- Short problem
Return the lines below exactly, from the first line to the line that contains "const phMin = 7.5, phMax = 10, phStep = 0.5;". Leave out pictures.

[Plotting code records]
>>>
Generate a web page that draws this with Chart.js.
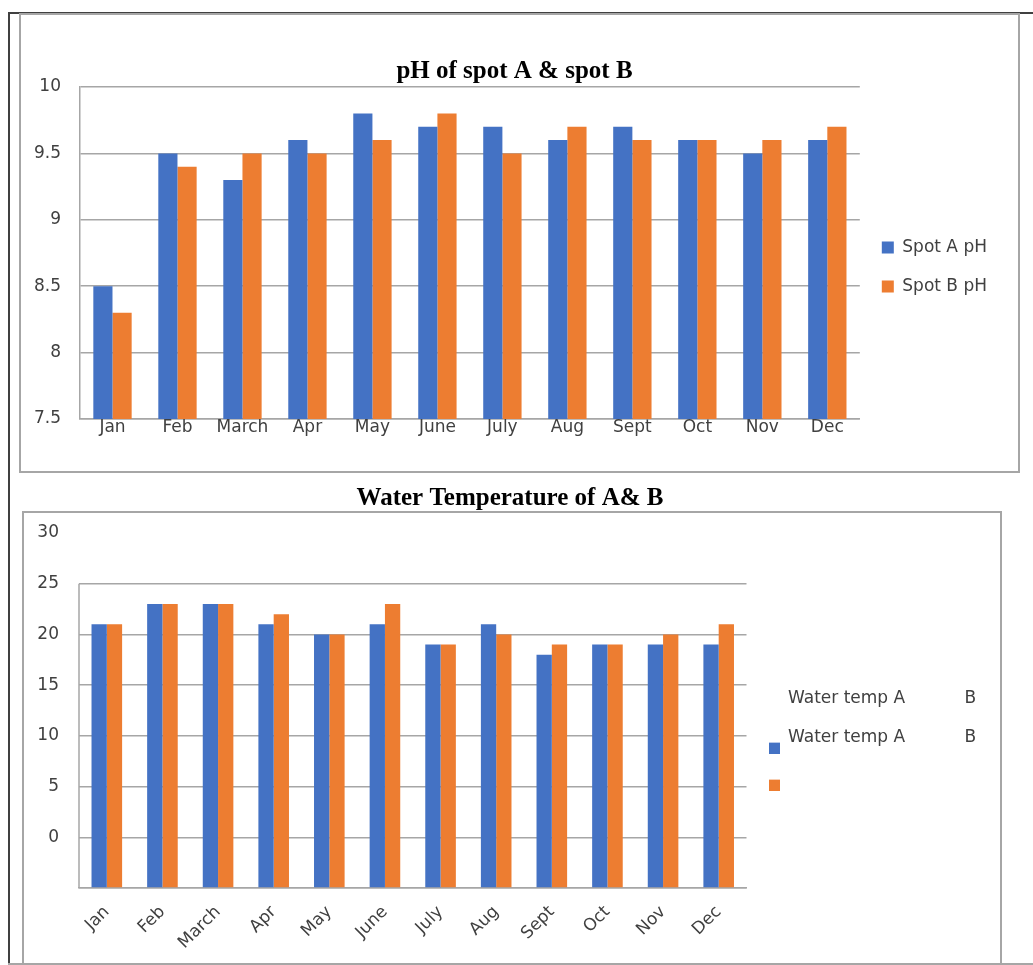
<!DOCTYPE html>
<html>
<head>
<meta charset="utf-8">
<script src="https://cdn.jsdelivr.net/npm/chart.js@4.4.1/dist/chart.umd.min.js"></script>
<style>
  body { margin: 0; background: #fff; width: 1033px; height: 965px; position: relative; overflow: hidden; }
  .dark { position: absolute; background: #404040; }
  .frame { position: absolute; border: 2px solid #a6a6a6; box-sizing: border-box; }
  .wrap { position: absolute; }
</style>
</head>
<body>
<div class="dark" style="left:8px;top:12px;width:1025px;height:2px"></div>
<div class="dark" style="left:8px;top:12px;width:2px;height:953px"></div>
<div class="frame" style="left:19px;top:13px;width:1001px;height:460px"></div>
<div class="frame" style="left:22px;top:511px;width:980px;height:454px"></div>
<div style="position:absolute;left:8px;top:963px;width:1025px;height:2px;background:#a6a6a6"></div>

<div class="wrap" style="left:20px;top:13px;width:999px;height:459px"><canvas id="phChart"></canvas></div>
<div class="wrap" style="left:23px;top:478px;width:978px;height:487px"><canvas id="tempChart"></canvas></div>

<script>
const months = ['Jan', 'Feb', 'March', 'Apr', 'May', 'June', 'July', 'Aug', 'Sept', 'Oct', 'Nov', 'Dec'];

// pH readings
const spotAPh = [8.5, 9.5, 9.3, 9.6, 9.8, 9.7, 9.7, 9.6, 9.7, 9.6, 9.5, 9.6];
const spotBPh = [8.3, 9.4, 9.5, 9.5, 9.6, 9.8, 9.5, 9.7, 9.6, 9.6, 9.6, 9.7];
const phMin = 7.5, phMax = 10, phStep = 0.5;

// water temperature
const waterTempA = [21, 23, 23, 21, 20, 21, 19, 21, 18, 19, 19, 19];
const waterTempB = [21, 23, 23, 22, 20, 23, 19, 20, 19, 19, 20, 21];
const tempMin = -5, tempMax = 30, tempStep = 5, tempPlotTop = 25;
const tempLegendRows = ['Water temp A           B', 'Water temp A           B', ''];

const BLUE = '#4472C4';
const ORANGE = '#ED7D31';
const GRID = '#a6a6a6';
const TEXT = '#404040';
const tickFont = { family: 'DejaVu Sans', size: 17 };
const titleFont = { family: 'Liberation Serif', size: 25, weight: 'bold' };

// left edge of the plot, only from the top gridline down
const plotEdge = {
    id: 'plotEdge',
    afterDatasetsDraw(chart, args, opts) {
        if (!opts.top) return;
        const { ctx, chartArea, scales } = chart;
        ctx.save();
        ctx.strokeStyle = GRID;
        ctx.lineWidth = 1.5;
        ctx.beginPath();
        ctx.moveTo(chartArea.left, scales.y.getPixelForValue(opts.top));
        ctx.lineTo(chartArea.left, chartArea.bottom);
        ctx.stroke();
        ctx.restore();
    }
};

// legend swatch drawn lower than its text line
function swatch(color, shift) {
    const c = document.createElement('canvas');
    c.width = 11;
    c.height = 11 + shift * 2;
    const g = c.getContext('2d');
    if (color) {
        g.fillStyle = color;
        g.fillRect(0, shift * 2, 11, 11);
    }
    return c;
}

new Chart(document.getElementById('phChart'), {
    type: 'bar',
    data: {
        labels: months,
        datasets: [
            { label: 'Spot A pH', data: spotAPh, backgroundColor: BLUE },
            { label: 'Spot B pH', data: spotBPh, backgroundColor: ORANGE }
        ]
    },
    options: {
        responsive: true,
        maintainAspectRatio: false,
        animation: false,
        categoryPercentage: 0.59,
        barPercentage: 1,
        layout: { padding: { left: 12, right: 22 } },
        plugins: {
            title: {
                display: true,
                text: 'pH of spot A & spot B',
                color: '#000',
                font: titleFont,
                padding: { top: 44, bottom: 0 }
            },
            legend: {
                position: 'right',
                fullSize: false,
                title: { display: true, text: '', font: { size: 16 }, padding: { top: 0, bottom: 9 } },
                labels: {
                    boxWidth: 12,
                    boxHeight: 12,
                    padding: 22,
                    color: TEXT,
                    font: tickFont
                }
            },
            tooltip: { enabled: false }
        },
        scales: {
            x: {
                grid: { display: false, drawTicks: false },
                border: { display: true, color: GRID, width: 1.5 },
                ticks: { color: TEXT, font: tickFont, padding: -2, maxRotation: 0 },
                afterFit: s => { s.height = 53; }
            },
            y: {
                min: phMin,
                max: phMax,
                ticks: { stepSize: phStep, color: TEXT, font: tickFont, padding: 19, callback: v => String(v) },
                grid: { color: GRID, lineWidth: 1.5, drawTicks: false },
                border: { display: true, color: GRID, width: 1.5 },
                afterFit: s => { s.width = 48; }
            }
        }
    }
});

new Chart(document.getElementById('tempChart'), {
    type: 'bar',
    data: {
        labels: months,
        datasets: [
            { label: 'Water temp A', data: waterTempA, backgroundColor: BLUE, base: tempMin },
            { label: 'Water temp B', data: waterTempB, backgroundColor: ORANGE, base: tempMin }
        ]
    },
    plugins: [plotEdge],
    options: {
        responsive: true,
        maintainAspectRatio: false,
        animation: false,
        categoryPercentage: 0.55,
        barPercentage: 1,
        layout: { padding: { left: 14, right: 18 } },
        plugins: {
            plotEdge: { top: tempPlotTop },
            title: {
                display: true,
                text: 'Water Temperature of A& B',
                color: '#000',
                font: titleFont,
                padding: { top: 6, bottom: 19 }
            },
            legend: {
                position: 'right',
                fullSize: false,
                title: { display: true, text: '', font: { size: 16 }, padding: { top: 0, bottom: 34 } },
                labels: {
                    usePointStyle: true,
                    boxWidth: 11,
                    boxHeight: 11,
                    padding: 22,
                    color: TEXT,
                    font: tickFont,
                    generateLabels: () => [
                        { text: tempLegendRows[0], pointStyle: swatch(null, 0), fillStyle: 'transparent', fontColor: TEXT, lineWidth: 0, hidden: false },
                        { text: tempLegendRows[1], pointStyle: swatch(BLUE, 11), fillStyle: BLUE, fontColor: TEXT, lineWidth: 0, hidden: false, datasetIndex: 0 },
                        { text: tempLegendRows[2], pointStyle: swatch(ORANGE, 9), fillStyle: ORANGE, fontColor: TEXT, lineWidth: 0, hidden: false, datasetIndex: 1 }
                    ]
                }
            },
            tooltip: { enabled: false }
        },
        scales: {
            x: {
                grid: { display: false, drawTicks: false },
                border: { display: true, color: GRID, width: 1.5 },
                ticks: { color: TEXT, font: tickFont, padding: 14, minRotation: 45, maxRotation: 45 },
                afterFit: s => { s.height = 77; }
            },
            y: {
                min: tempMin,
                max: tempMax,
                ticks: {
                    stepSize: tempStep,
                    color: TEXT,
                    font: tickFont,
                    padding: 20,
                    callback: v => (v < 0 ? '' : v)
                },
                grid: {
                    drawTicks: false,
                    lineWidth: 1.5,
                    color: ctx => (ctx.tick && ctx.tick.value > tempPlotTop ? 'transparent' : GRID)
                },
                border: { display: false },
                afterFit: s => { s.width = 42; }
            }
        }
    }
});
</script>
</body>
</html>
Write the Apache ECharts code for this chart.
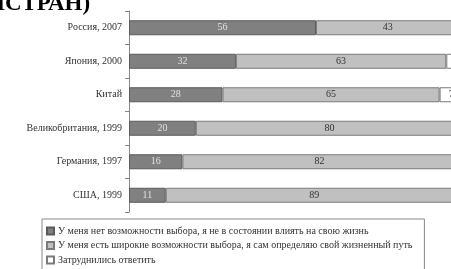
<<<
- The answer
Generate a web page that draws this with Chart.js.
<!DOCTYPE html>
<html>
<head>
<meta charset="utf-8">
<script src="https://cdn.jsdelivr.net/npm/chart.js@4.4.1/dist/chart.umd.min.js"></script>
<style>
  body { margin: 0; background: #fff; width: 1033px; height: 965px; position: relative; overflow: hidden; }
  .dark { position: absolute; background: #404040; }
  .frame { position: absolute; border: 2px solid #a6a6a6; box-sizing: border-box; }
  .wrap { position: absolute; }
</style>
</head>
<body>
<div class="dark" style="left:8px;top:12px;width:1025px;height:2px"></div>
<div class="dark" style="left:8px;top:12px;width:2px;height:953px"></div>
<div class="frame" style="left:19px;top:13px;width:1001px;height:460px"></div>
<div class="frame" style="left:22px;top:511px;width:980px;height:454px"></div>
<div style="position:absolute;left:8px;top:963px;width:1025px;height:2px;background:#a6a6a6"></div>

<div class="wrap" style="left:20px;top:13px;width:999px;height:459px"><canvas id="phChart"></canvas></div>
<div class="wrap" style="left:23px;top:478px;width:978px;height:487px"><canvas id="tempChart"></canvas></div>

<script>
const months = ['Jan', 'Feb', 'March', 'Apr', 'May', 'June', 'July', 'Aug', 'Sept', 'Oct', 'Nov', 'Dec'];

// pH readings
const spotAPh = [8.5, 9.5, 9.3, 9.6, 9.8, 9.7, 9.7, 9.6, 9.7, 9.6, 9.5, 9.6];
const spotBPh = [8.3, 9.4, 9.5, 9.5, 9.6, 9.8, 9.5, 9.7, 9.6, 9.6, 9.6, 9.7];
const phMin = 7.5, phMax = 10, phStep = 0.5;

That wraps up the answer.